### [MATERIAL PROVIDED]
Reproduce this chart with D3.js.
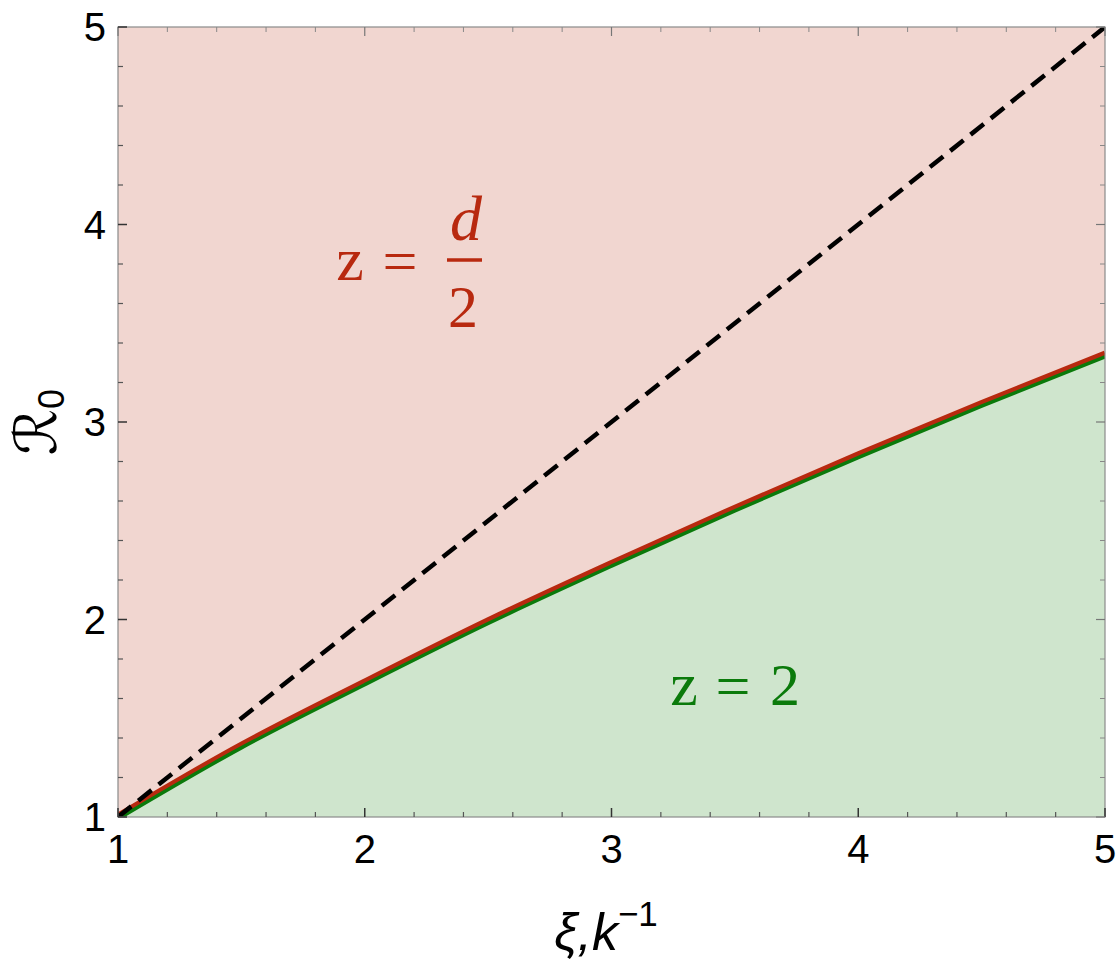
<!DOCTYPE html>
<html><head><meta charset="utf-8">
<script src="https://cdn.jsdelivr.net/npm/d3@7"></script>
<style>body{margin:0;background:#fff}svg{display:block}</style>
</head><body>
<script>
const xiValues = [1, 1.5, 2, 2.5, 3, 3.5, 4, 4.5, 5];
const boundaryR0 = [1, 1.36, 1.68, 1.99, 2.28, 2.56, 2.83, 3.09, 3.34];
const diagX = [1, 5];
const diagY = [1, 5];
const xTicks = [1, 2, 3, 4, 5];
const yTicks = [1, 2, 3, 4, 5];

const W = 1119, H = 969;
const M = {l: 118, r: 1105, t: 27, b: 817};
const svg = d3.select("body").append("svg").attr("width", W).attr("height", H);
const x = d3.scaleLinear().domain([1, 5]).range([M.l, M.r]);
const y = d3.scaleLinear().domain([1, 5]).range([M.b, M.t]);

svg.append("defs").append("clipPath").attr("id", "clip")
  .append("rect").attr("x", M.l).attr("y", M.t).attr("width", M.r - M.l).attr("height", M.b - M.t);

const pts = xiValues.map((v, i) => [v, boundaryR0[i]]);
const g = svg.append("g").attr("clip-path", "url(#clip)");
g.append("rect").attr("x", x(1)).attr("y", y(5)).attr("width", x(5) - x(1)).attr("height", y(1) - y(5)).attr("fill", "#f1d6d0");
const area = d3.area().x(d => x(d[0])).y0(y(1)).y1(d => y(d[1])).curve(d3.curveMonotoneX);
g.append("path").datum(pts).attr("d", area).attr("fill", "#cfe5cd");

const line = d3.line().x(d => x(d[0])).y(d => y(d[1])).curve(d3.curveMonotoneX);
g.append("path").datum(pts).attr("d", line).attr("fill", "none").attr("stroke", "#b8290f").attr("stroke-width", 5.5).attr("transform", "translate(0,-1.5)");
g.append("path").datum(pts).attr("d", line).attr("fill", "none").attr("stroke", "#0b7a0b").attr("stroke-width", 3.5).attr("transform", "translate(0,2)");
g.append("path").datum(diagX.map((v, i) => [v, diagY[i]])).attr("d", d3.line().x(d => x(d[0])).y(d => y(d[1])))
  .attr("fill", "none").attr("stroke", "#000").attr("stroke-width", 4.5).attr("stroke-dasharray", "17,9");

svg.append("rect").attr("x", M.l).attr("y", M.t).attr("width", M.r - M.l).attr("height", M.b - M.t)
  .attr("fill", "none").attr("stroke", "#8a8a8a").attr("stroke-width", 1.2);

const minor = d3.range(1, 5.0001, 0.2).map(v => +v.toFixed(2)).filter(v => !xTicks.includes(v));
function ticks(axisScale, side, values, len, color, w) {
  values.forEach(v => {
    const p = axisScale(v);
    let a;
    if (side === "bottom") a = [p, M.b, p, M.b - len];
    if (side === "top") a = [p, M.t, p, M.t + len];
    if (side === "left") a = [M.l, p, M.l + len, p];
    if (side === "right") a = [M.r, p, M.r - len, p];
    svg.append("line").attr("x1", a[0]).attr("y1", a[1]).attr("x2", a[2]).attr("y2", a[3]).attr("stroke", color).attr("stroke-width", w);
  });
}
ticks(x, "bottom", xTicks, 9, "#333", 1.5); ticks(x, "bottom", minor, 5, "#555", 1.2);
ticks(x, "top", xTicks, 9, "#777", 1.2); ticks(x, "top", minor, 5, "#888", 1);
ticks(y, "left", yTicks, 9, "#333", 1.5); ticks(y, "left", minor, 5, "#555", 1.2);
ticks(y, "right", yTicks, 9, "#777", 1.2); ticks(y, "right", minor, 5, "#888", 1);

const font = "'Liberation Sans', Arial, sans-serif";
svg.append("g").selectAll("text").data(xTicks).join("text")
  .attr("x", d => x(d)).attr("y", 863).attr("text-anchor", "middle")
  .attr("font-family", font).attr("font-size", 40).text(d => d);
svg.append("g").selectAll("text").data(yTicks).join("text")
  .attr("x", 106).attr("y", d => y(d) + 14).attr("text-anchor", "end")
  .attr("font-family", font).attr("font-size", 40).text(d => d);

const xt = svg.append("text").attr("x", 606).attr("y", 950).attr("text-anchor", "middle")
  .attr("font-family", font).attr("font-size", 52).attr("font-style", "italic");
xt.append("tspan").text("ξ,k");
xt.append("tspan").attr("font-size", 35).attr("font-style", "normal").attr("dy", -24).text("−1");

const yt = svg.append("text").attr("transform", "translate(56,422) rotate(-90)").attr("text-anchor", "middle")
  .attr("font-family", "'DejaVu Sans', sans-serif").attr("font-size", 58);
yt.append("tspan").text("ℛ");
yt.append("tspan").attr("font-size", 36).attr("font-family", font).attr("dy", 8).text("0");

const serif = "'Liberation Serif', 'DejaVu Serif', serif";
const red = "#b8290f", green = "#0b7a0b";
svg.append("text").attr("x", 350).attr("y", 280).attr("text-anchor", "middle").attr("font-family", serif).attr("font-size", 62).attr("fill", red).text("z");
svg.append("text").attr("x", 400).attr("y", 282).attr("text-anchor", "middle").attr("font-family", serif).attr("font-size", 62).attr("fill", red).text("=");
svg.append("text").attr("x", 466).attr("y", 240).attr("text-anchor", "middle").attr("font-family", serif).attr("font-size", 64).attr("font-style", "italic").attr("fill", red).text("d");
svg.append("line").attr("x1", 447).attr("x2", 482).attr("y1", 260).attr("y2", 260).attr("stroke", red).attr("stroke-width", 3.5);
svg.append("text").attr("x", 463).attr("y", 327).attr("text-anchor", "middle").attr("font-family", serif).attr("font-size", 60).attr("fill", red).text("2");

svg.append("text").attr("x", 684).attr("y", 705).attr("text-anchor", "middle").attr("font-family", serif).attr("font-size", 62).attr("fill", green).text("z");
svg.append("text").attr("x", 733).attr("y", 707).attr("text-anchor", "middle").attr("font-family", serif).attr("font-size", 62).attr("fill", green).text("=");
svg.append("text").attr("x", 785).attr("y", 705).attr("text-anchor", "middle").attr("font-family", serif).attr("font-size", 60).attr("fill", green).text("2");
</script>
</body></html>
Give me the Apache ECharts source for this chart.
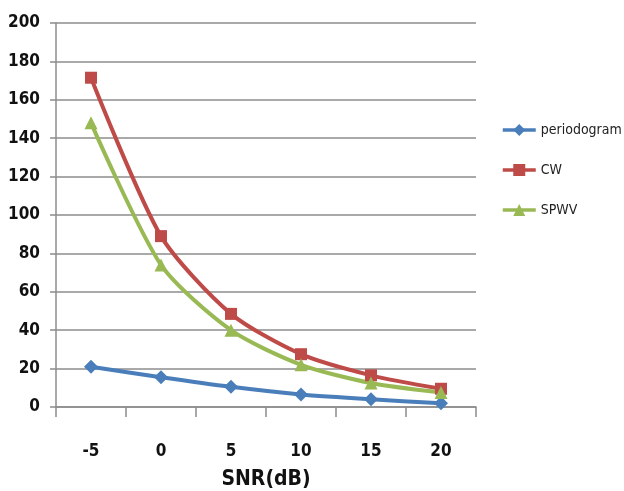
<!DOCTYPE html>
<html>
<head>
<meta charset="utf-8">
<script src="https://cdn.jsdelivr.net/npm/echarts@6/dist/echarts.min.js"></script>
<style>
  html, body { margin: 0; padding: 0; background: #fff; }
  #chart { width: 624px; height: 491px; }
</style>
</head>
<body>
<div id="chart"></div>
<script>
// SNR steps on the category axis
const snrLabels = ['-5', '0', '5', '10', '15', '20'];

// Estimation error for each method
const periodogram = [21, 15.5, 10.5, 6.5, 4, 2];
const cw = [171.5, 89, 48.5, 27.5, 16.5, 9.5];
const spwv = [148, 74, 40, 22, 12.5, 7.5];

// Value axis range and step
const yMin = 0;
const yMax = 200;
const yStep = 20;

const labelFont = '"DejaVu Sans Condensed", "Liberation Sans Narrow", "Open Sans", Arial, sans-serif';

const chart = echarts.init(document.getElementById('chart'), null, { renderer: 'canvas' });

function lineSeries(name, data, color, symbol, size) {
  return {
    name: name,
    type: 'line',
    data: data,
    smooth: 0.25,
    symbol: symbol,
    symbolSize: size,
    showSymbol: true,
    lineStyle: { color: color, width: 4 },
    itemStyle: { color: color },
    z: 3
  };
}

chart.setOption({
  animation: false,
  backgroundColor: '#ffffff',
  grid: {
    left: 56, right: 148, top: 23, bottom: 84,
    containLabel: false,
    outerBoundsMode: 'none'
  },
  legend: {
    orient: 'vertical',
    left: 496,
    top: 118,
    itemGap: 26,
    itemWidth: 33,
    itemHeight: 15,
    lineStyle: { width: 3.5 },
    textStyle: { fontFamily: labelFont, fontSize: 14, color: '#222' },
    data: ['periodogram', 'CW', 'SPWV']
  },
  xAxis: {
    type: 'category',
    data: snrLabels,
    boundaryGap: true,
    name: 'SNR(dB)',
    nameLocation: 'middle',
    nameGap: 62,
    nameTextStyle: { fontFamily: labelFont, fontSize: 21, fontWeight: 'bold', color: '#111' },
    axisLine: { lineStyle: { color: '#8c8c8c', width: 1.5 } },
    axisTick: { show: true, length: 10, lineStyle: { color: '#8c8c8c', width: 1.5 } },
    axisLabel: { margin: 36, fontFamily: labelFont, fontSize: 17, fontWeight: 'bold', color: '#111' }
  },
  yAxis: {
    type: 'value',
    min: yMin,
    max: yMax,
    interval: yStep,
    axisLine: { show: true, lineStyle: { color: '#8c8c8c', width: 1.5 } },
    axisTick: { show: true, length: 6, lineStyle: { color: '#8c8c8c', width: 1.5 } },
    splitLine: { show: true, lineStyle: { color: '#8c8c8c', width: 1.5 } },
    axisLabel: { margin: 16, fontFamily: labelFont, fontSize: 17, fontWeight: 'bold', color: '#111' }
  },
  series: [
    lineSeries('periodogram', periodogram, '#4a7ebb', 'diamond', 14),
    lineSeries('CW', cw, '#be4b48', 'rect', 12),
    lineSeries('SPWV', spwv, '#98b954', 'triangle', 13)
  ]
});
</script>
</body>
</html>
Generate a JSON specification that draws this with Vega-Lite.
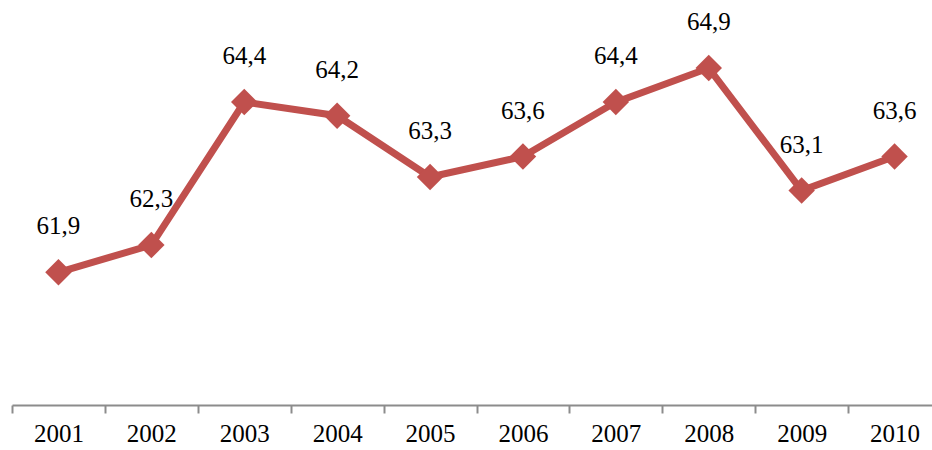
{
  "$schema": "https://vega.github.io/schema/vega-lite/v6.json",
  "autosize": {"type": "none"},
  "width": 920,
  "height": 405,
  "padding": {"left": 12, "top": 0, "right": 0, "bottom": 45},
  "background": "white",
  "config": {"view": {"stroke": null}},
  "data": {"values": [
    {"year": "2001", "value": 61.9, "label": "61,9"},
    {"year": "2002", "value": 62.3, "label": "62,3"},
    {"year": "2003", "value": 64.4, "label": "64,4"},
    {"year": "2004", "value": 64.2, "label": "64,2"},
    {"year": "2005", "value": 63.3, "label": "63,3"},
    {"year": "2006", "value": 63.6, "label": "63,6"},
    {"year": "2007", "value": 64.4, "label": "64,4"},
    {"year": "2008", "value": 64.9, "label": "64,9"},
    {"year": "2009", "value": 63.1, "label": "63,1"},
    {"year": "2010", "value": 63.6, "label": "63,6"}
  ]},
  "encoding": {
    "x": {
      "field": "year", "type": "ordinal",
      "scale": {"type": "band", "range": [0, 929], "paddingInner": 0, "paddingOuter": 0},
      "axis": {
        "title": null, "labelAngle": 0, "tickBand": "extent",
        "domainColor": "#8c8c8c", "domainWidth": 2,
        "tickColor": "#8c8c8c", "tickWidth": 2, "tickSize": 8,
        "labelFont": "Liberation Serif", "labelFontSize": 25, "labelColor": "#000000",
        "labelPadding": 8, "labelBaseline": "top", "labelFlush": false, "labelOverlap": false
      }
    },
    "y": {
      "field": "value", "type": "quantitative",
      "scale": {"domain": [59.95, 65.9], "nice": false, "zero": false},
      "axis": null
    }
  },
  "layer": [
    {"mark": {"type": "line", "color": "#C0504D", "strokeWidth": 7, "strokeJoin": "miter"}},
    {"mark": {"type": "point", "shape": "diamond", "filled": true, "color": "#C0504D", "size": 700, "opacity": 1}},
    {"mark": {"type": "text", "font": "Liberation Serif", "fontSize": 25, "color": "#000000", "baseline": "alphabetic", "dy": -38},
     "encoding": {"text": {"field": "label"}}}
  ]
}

### [EXERCISE GOAL]
Identify each line containing the string "with" and copy it out.

### [WRITTEN ANSWER]
Reproduce this chart with D3.js.
Generate a JSON specification that draws this with Vega-Lite.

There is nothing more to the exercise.